= What the exercise asks =
Extract word for word the lines of the listing from its start to the line holding "plt.rcParams['font.family'] = ['Liberation", both ends kept; pictures are not part of the copy.

----- Data extract -----

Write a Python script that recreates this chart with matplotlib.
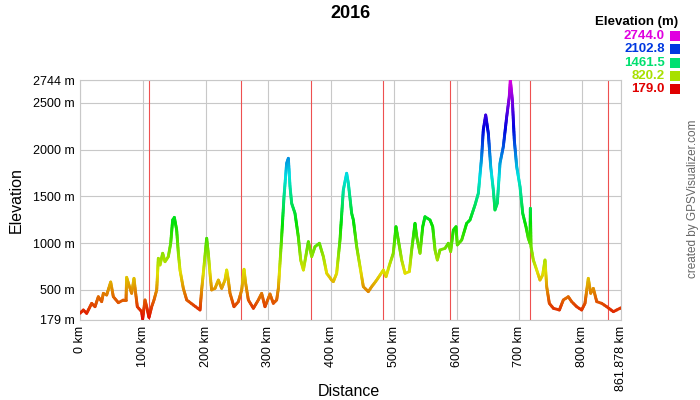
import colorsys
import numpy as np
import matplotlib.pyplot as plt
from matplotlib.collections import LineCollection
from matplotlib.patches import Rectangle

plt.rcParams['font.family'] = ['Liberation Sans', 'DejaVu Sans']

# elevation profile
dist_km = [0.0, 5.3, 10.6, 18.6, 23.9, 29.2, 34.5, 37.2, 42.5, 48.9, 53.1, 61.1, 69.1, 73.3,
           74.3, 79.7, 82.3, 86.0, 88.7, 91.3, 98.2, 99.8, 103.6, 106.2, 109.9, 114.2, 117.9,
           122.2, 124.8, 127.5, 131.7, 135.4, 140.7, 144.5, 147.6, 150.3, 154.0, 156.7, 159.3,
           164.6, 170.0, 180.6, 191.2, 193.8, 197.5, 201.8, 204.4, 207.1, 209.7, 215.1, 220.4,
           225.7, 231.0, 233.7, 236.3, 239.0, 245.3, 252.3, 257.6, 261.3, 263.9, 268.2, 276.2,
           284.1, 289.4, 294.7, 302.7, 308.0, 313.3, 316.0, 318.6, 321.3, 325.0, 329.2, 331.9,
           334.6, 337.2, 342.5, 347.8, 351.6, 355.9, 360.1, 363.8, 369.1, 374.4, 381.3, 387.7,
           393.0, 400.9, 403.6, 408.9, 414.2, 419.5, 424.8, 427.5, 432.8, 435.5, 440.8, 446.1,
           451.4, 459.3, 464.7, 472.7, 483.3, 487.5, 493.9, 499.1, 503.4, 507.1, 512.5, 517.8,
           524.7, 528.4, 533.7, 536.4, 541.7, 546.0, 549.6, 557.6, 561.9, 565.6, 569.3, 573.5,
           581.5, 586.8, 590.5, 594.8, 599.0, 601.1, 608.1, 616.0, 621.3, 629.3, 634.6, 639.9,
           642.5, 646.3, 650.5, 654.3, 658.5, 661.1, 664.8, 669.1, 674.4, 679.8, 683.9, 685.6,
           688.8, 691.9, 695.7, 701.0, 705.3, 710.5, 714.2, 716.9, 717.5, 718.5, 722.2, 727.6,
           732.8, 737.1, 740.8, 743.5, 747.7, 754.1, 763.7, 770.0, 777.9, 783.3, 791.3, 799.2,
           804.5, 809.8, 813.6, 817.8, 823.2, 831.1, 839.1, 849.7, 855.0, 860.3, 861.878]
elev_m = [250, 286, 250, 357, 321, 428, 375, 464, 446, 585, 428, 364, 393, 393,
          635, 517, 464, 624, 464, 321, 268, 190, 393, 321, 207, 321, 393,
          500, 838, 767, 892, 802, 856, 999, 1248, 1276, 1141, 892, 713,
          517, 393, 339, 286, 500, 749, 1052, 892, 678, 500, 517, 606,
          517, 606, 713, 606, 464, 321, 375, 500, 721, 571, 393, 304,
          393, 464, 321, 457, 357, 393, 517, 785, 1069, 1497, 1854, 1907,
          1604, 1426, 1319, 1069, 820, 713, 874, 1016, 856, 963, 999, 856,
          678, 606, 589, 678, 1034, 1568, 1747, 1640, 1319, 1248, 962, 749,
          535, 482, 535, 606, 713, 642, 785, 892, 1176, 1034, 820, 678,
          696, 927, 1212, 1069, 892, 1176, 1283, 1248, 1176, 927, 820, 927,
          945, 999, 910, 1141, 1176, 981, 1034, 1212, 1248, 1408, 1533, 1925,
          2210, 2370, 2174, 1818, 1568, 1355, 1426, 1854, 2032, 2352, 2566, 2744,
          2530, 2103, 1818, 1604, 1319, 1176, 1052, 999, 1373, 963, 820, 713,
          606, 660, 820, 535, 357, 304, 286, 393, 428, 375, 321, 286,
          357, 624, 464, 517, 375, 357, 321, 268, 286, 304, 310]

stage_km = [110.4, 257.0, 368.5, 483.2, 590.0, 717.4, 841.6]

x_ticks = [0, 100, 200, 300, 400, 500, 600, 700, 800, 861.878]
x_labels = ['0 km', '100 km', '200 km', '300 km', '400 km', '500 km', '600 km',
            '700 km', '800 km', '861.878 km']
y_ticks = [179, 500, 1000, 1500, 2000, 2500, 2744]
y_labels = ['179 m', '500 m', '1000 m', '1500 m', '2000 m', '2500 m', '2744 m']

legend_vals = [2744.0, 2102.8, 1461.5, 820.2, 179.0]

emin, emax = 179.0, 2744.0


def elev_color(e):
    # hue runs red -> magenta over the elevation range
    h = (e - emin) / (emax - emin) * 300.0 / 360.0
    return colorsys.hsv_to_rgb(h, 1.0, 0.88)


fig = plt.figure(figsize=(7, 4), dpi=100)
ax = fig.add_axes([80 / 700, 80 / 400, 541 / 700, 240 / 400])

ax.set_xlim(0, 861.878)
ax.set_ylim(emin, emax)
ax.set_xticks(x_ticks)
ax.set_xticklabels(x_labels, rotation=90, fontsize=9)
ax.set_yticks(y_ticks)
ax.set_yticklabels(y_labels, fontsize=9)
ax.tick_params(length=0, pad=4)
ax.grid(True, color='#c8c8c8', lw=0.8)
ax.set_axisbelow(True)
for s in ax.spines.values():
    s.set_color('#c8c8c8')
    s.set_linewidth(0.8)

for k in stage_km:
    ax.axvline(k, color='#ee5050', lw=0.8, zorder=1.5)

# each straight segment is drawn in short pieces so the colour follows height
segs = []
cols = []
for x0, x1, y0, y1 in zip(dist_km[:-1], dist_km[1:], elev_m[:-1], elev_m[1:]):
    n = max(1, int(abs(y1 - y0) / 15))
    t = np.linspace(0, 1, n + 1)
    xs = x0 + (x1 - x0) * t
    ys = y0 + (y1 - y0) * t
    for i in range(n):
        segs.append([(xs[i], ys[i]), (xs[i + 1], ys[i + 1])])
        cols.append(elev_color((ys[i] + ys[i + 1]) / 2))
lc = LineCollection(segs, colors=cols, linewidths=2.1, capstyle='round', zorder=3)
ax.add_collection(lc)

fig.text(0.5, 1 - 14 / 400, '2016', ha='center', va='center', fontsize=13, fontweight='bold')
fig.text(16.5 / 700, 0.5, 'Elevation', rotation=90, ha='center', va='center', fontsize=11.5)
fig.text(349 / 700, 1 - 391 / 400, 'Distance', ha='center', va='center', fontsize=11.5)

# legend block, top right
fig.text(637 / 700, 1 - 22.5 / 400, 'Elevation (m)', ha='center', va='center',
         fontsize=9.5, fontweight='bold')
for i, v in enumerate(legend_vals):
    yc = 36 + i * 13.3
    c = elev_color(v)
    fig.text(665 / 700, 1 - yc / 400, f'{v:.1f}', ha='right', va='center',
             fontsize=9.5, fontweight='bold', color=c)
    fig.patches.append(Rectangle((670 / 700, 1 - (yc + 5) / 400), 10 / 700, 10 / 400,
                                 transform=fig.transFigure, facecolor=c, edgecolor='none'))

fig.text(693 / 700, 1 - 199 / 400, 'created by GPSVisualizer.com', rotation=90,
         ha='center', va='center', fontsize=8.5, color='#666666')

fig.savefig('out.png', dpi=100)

-----

= Response to this exercise =
Write a Python script that recreates this chart with matplotlib.
import colorsys
import numpy as np
import matplotlib.pyplot as plt
from matplotlib.collections import LineCollection
from matplotlib.patches import Rectangle

plt.rcParams['font.family'] = ['Liberation Sans', 'DejaVu Sans']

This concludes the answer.